REQUIRED WORK: Quote the listing below in full and exactly as written, but omit every picture.
**********
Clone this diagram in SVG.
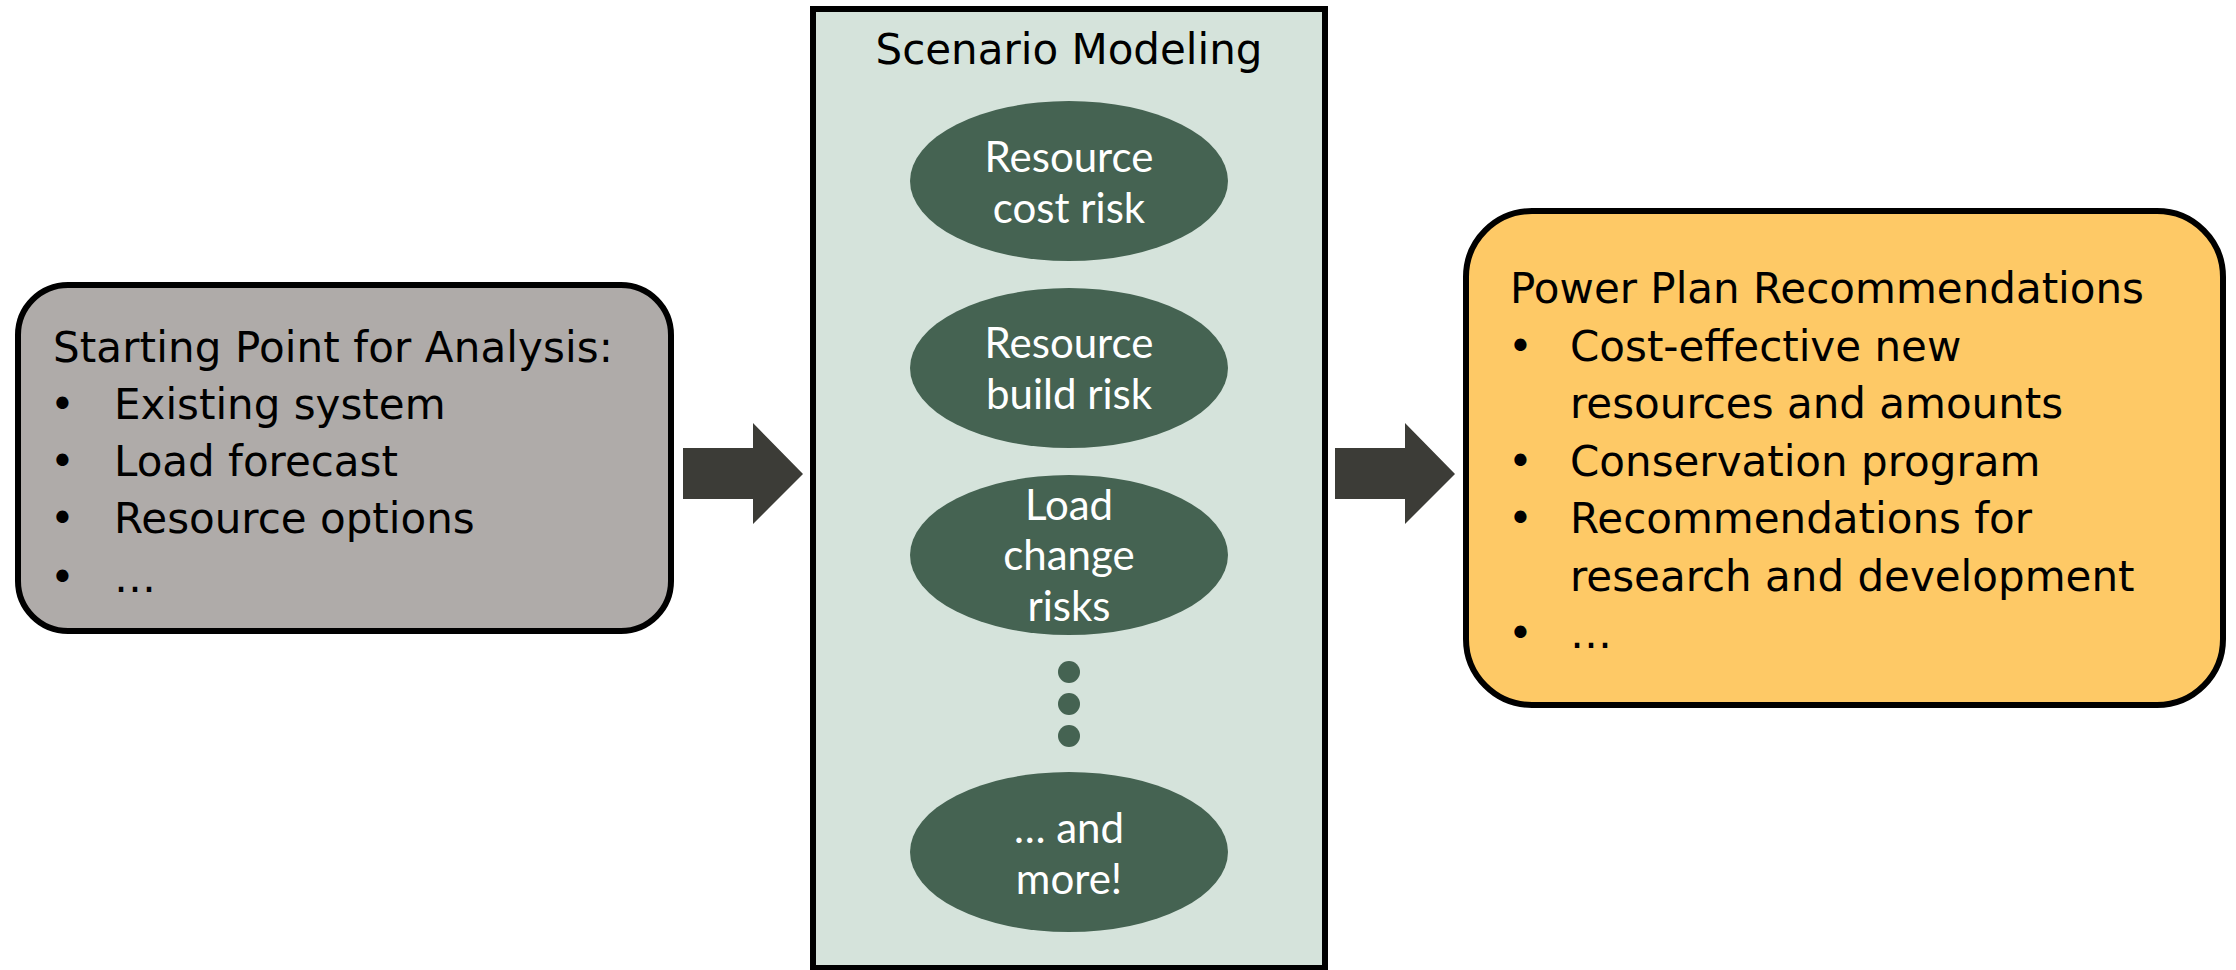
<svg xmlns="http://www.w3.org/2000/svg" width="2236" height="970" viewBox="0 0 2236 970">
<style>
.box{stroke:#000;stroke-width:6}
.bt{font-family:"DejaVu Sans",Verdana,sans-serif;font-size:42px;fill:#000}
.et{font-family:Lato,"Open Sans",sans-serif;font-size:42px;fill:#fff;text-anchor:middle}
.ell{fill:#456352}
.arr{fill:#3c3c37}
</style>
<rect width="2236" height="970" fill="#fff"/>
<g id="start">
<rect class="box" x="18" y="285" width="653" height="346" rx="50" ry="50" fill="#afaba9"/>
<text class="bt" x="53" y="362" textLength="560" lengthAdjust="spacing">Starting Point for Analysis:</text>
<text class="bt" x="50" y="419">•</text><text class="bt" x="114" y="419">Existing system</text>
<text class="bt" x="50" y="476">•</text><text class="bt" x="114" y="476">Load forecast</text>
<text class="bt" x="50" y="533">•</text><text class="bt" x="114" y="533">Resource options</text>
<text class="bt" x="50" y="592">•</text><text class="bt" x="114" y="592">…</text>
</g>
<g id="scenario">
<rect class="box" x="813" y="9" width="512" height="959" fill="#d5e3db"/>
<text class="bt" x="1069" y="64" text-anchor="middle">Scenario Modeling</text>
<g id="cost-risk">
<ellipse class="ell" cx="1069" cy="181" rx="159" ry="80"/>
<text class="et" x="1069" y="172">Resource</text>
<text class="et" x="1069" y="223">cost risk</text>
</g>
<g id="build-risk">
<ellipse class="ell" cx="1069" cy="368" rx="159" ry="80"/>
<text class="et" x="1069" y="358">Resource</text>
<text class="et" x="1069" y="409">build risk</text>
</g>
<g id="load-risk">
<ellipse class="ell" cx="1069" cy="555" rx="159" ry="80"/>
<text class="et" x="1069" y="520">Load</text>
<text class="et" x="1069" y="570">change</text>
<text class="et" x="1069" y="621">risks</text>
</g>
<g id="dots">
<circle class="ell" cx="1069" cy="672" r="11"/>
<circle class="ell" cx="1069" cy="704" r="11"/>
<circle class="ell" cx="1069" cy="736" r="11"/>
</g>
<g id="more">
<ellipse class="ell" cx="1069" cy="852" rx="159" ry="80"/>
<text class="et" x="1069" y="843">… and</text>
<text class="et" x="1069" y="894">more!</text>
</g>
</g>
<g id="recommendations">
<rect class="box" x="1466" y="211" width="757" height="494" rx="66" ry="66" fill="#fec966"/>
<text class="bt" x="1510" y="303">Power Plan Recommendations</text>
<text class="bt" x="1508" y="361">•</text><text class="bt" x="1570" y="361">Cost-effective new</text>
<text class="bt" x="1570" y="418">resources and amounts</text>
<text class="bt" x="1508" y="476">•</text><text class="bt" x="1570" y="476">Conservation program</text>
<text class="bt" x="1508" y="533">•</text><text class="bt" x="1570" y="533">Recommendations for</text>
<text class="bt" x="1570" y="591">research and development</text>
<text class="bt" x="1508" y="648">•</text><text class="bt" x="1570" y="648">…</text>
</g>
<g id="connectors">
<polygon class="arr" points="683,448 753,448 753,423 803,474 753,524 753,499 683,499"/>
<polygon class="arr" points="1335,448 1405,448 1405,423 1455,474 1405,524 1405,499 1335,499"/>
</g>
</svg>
**********
EXPECTED ANSWER:
Clone this diagram in SVG.
<svg xmlns="http://www.w3.org/2000/svg" width="2236" height="970" viewBox="0 0 2236 970">
<style>
.box{stroke:#000;stroke-width:6}
.bt{font-family:"DejaVu Sans",Verdana,sans-serif;font-size:42px;fill:#000}
.et{font-family:Lato,"Open Sans",sans-serif;font-size:42px;fill:#fff;text-anchor:middle}
.ell{fill:#456352}
.arr{fill:#3c3c37}
</style>
<rect width="2236" height="970" fill="#fff"/>
<g id="start">
<rect class="box" x="18" y="285" width="653" height="346" rx="50" ry="50" fill="#afaba9"/>
<text class="bt" x="53" y="362" textLength="560" lengthAdjust="spacing">Starting Point for Analysis:</text>
<text class="bt" x="50" y="419">•</text><text class="bt" x="114" y="419">Existing system</text>
<text class="bt" x="50" y="476">•</text><text class="bt" x="114" y="476">Load forecast</text>
<text class="bt" x="50" y="533">•</text><text class="bt" x="114" y="533">Resource options</text>
<text class="bt" x="50" y="592">•</text><text class="bt" x="114" y="592">…</text>
</g>
<g id="scenario">
<rect class="box" x="813" y="9" width="512" height="959" fill="#d5e3db"/>
<text class="bt" x="1069" y="64" text-anchor="middle">Scenario Modeling</text>
<g id="cost-risk">
<ellipse class="ell" cx="1069" cy="181" rx="159" ry="80"/>
<text class="et" x="1069" y="172">Resource</text>
<text class="et" x="1069" y="223">cost risk</text>
</g>
<g id="build-risk">
<ellipse class="ell" cx="1069" cy="368" rx="159" ry="80"/>
<text class="et" x="1069" y="358">Resource</text>
<text class="et" x="1069" y="409">build risk</text>
</g>
<g id="load-risk">
<ellipse class="ell" cx="1069" cy="555" rx="159" ry="80"/>
<text class="et" x="1069" y="520">Load</text>
<text class="et" x="1069" y="570">change</text>
<text class="et" x="1069" y="621">risks</text>
</g>
<g id="dots">
<circle class="ell" cx="1069" cy="672" r="11"/>
<circle class="ell" cx="1069" cy="704" r="11"/>
<circle class="ell" cx="1069" cy="736" r="11"/>
</g>
<g id="more">
<ellipse class="ell" cx="1069" cy="852" rx="159" ry="80"/>
<text class="et" x="1069" y="843">… and</text>
<text class="et" x="1069" y="894">more!</text>
</g>
</g>
<g id="recommendations">
<rect class="box" x="1466" y="211" width="757" height="494" rx="66" ry="66" fill="#fec966"/>
<text class="bt" x="1510" y="303">Power Plan Recommendations</text>
<text class="bt" x="1508" y="361">•</text><text class="bt" x="1570" y="361">Cost-effective new</text>
<text class="bt" x="1570" y="418">resources and amounts</text>
<text class="bt" x="1508" y="476">•</text><text class="bt" x="1570" y="476">Conservation program</text>
<text class="bt" x="1508" y="533">•</text><text class="bt" x="1570" y="533">Recommendations for</text>
<text class="bt" x="1570" y="591">research and development</text>
<text class="bt" x="1508" y="648">•</text><text class="bt" x="1570" y="648">…</text>
</g>
<g id="connectors">
<polygon class="arr" points="683,448 753,448 753,423 803,474 753,524 753,499 683,499"/>
<polygon class="arr" points="1335,448 1405,448 1405,423 1455,474 1405,524 1405,499 1335,499"/>
</g>
</svg>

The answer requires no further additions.